→ Source material

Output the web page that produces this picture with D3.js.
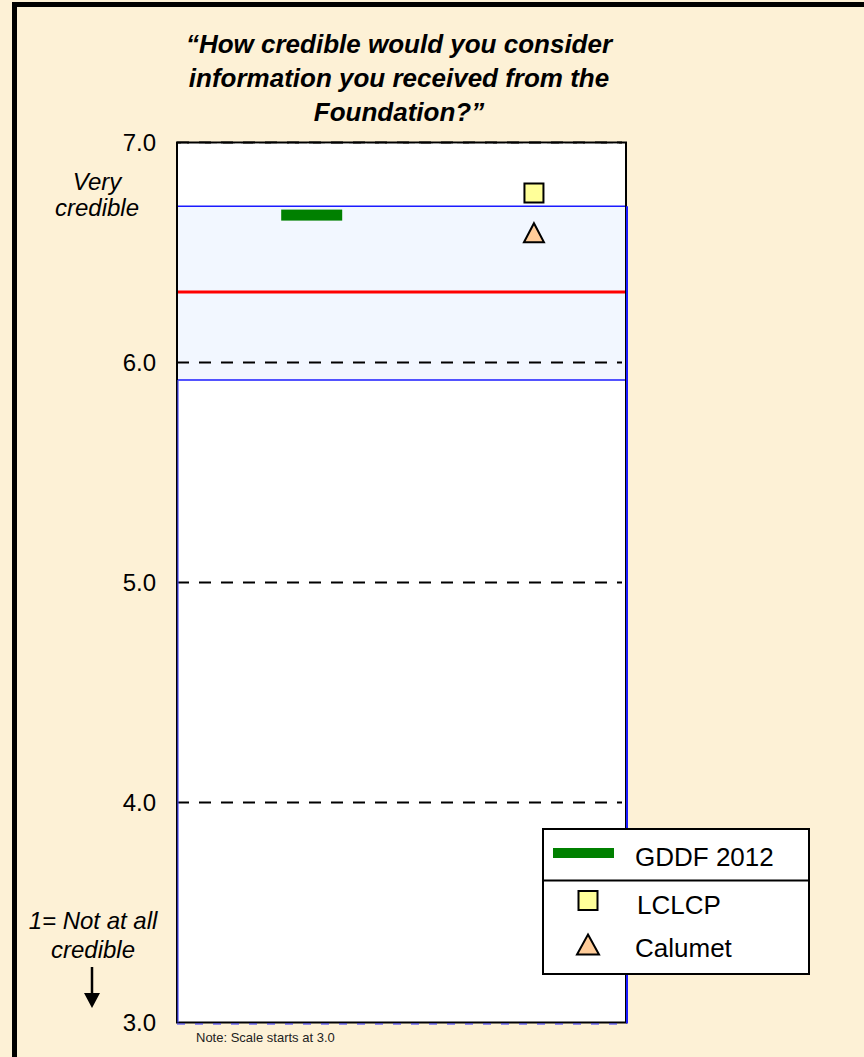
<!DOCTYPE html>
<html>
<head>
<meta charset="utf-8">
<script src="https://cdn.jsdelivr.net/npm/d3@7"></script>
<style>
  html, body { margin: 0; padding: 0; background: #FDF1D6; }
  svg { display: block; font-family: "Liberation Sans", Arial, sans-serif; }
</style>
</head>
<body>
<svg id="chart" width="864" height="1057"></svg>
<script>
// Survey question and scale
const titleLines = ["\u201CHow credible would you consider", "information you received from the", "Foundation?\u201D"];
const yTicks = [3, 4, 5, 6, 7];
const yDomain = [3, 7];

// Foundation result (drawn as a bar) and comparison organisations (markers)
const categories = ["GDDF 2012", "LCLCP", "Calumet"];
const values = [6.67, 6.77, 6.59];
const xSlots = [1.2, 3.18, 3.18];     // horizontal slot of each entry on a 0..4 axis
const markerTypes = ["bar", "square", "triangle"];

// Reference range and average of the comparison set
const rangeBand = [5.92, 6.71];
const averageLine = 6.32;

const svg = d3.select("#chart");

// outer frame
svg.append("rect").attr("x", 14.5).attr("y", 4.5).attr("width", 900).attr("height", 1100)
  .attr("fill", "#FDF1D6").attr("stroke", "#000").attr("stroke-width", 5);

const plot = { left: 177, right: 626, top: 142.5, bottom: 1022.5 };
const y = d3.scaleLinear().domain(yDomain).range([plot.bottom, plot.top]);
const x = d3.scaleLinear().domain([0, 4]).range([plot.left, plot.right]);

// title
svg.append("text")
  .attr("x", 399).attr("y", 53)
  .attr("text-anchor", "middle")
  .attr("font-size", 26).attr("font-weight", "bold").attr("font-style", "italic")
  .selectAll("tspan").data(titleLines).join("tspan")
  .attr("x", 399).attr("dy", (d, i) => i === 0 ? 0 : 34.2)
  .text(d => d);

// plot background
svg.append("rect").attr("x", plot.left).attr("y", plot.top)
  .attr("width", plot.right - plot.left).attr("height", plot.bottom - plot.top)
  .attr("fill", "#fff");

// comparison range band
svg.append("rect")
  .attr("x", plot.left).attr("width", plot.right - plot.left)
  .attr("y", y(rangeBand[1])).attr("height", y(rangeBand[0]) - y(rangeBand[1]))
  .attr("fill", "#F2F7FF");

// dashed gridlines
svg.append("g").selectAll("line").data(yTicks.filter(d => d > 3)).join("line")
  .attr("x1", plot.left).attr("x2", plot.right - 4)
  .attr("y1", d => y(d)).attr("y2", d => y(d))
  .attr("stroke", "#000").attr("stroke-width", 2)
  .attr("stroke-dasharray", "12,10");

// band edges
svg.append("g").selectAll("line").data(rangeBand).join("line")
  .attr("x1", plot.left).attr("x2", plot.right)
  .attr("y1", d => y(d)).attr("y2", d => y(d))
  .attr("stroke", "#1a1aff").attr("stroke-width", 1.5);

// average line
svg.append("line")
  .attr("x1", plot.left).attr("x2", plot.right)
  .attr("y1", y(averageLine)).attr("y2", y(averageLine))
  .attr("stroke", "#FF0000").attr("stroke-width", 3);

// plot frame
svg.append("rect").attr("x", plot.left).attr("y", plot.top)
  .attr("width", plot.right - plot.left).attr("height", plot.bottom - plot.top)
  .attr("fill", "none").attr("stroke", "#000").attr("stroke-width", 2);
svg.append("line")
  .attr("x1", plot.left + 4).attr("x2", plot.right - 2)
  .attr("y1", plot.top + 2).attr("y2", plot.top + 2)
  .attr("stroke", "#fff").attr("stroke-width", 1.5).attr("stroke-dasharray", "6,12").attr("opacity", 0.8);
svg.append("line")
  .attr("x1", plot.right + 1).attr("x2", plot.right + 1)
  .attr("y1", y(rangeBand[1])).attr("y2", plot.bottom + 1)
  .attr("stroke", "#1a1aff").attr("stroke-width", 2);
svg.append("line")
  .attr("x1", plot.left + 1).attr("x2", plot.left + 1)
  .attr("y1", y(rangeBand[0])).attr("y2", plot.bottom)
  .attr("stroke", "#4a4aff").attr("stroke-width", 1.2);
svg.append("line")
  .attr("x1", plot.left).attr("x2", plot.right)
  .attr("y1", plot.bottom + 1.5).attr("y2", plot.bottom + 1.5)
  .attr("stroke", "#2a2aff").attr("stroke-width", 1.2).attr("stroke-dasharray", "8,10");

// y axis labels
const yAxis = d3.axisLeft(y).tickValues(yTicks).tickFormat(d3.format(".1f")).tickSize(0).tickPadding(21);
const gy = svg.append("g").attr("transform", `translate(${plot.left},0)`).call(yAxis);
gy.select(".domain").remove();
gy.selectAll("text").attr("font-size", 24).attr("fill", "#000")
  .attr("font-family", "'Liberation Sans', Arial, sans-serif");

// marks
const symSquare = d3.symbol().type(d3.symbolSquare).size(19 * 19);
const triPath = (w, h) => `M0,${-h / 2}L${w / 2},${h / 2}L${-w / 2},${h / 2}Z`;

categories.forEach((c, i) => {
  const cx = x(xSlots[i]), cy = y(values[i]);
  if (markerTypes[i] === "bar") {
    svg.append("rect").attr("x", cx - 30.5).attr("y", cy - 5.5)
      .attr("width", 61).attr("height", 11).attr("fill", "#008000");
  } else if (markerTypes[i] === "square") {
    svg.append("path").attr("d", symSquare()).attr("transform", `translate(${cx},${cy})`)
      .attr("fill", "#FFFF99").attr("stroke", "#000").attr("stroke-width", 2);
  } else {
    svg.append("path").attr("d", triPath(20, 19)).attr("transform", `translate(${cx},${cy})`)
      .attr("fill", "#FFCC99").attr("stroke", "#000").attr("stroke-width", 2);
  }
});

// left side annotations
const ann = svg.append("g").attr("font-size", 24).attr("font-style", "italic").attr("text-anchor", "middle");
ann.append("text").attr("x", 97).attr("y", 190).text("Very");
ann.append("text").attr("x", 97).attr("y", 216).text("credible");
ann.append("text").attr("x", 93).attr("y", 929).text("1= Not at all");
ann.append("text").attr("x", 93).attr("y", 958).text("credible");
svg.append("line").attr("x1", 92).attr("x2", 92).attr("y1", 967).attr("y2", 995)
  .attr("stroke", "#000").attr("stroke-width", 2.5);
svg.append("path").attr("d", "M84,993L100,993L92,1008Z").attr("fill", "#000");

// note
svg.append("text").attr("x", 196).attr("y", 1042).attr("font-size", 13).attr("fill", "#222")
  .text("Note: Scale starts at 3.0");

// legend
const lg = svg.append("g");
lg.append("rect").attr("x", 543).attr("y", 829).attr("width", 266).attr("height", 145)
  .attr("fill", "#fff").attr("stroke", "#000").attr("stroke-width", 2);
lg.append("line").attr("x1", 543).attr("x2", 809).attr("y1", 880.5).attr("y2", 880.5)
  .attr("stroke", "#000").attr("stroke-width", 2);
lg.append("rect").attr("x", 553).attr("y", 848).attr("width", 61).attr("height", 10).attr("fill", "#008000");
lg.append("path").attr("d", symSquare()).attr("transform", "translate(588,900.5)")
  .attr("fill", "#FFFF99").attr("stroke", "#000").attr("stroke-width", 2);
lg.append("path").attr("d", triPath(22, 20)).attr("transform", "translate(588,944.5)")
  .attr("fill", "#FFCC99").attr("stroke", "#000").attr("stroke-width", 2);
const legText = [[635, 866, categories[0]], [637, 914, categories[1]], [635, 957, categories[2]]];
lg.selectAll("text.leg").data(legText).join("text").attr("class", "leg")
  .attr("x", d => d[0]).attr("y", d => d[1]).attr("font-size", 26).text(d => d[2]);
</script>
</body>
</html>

→ What to produce
Could you repeat all of the material exactly? Pictures should not be copied.

→ Full response
Output the web page that produces this picture with D3.js.
<!DOCTYPE html>
<html>
<head>
<meta charset="utf-8">
<script src="https://cdn.jsdelivr.net/npm/d3@7"></script>
<style>
  html, body { margin: 0; padding: 0; background: #FDF1D6; }
  svg { display: block; font-family: "Liberation Sans", Arial, sans-serif; }
</style>
</head>
<body>
<svg id="chart" width="864" height="1057"></svg>
<script>
// Survey question and scale
const titleLines = ["\u201CHow credible would you consider", "information you received from the", "Foundation?\u201D"];
const yTicks = [3, 4, 5, 6, 7];
const yDomain = [3, 7];

// Foundation result (drawn as a bar) and comparison organisations (markers)
const categories = ["GDDF 2012", "LCLCP", "Calumet"];
const values = [6.67, 6.77, 6.59];
const xSlots = [1.2, 3.18, 3.18];     // horizontal slot of each entry on a 0..4 axis
const markerTypes = ["bar", "square", "triangle"];

// Reference range and average of the comparison set
const rangeBand = [5.92, 6.71];
const averageLine = 6.32;

const svg = d3.select("#chart");

// outer frame
svg.append("rect").attr("x", 14.5).attr("y", 4.5).attr("width", 900).attr("height", 1100)
  .attr("fill", "#FDF1D6").attr("stroke", "#000").attr("stroke-width", 5);

const plot = { left: 177, right: 626, top: 142.5, bottom: 1022.5 };
const y = d3.scaleLinear().domain(yDomain).range([plot.bottom, plot.top]);
const x = d3.scaleLinear().domain([0, 4]).range([plot.left, plot.right]);

// title
svg.append("text")
  .attr("x", 399).attr("y", 53)
  .attr("text-anchor", "middle")
  .attr("font-size", 26).attr("font-weight", "bold").attr("font-style", "italic")
  .selectAll("tspan").data(titleLines).join("tspan")
  .attr("x", 399).attr("dy", (d, i) => i === 0 ? 0 : 34.2)
  .text(d => d);

// plot background
svg.append("rect").attr("x", plot.left).attr("y", plot.top)
  .attr("width", plot.right - plot.left).attr("height", plot.bottom - plot.top)
  .attr("fill", "#fff");

// comparison range band
svg.append("rect")
  .attr("x", plot.left).attr("width", plot.right - plot.left)
  .attr("y", y(rangeBand[1])).attr("height", y(rangeBand[0]) - y(rangeBand[1]))
  .attr("fill", "#F2F7FF");

// dashed gridlines
svg.append("g").selectAll("line").data(yTicks.filter(d => d > 3)).join("line")
  .attr("x1", plot.left).attr("x2", plot.right - 4)
  .attr("y1", d => y(d)).attr("y2", d => y(d))
  .attr("stroke", "#000").attr("stroke-width", 2)
  .attr("stroke-dasharray", "12,10");

// band edges
svg.append("g").selectAll("line").data(rangeBand).join("line")
  .attr("x1", plot.left).attr("x2", plot.right)
  .attr("y1", d => y(d)).attr("y2", d => y(d))
  .attr("stroke", "#1a1aff").attr("stroke-width", 1.5);

// average line
svg.append("line")
  .attr("x1", plot.left).attr("x2", plot.right)
  .attr("y1", y(averageLine)).attr("y2", y(averageLine))
  .attr("stroke", "#FF0000").attr("stroke-width", 3);

// plot frame
svg.append("rect").attr("x", plot.left).attr("y", plot.top)
  .attr("width", plot.right - plot.left).attr("height", plot.bottom - plot.top)
  .attr("fill", "none").attr("stroke", "#000").attr("stroke-width", 2);
svg.append("line")
  .attr("x1", plot.left + 4).attr("x2", plot.right - 2)
  .attr("y1", plot.top + 2).attr("y2", plot.top + 2)
  .attr("stroke", "#fff").attr("stroke-width", 1.5).attr("stroke-dasharray", "6,12").attr("opacity", 0.8);
svg.append("line")
  .attr("x1", plot.right + 1).attr("x2", plot.right + 1)
  .attr("y1", y(rangeBand[1])).attr("y2", plot.bottom + 1)
  .attr("stroke", "#1a1aff").attr("stroke-width", 2);
svg.append("line")
  .attr("x1", plot.left + 1).attr("x2", plot.left + 1)
  .attr("y1", y(rangeBand[0])).attr("y2", plot.bottom)
  .attr("stroke", "#4a4aff").attr("stroke-width", 1.2);
svg.append("line")
  .attr("x1", plot.left).attr("x2", plot.right)
  .attr("y1", plot.bottom + 1.5).attr("y2", plot.bottom + 1.5)
  .attr("stroke", "#2a2aff").attr("stroke-width", 1.2).attr("stroke-dasharray", "8,10");

// y axis labels
const yAxis = d3.axisLeft(y).tickValues(yTicks).tickFormat(d3.format(".1f")).tickSize(0).tickPadding(21);
const gy = svg.append("g").attr("transform", `translate(${plot.left},0)`).call(yAxis);
gy.select(".domain").remove();
gy.selectAll("text").attr("font-size", 24).attr("fill", "#000")
  .attr("font-family", "'Liberation Sans', Arial, sans-serif");

// marks
const symSquare = d3.symbol().type(d3.symbolSquare).size(19 * 19);
const triPath = (w, h) => `M0,${-h / 2}L${w / 2},${h / 2}L${-w / 2},${h / 2}Z`;

categories.forEach((c, i) => {
  const cx = x(xSlots[i]), cy = y(values[i]);
  if (markerTypes[i] === "bar") {
    svg.append("rect").attr("x", cx - 30.5).attr("y", cy - 5.5)
      .attr("width", 61).attr("height", 11).attr("fill", "#008000");
  } else if (markerTypes[i] === "square") {
    svg.append("path").attr("d", symSquare()).attr("transform", `translate(${cx},${cy})`)
      .attr("fill", "#FFFF99").attr("stroke", "#000").attr("stroke-width", 2);
  } else {
    svg.append("path").attr("d", triPath(20, 19)).attr("transform", `translate(${cx},${cy})`)
      .attr("fill", "#FFCC99").attr("stroke", "#000").attr("stroke-width", 2);
  }
});

// left side annotations
const ann = svg.append("g").attr("font-size", 24).attr("font-style", "italic").attr("text-anchor", "middle");
ann.append("text").attr("x", 97).attr("y", 190).text("Very");
ann.append("text").attr("x", 97).attr("y", 216).text("credible");
ann.append("text").attr("x", 93).attr("y", 929).text("1= Not at all");
ann.append("text").attr("x", 93).attr("y", 958).text("credible");
svg.append("line").attr("x1", 92).attr("x2", 92).attr("y1", 967).attr("y2", 995)
  .attr("stroke", "#000").attr("stroke-width", 2.5);
svg.append("path").attr("d", "M84,993L100,993L92,1008Z").attr("fill", "#000");

// note
svg.append("text").attr("x", 196).attr("y", 1042).attr("font-size", 13).attr("fill", "#222")
  .text("Note: Scale starts at 3.0");

// legend
const lg = svg.append("g");
lg.append("rect").attr("x", 543).attr("y", 829).attr("width", 266).attr("height", 145)
  .attr("fill", "#fff").attr("stroke", "#000").attr("stroke-width", 2);
lg.append("line").attr("x1", 543).attr("x2", 809).attr("y1", 880.5).attr("y2", 880.5)
  .attr("stroke", "#000").attr("stroke-width", 2);
lg.append("rect").attr("x", 553).attr("y", 848).attr("width", 61).attr("height", 10).attr("fill", "#008000");
lg.append("path").attr("d", symSquare()).attr("transform", "translate(588,900.5)")
  .attr("fill", "#FFFF99").attr("stroke", "#000").attr("stroke-width", 2);
lg.append("path").attr("d", triPath(22, 20)).attr("transform", "translate(588,944.5)")
  .attr("fill", "#FFCC99").attr("stroke", "#000").attr("stroke-width", 2);
const legText = [[635, 866, categories[0]], [637, 914, categories[1]], [635, 957, categories[2]]];
lg.selectAll("text.leg").data(legText).join("text").attr("class", "leg")
  .attr("x", d => d[0]).attr("y", d => d[1]).attr("font-size", 26).text(d => d[2]);
</script>
</body>
</html>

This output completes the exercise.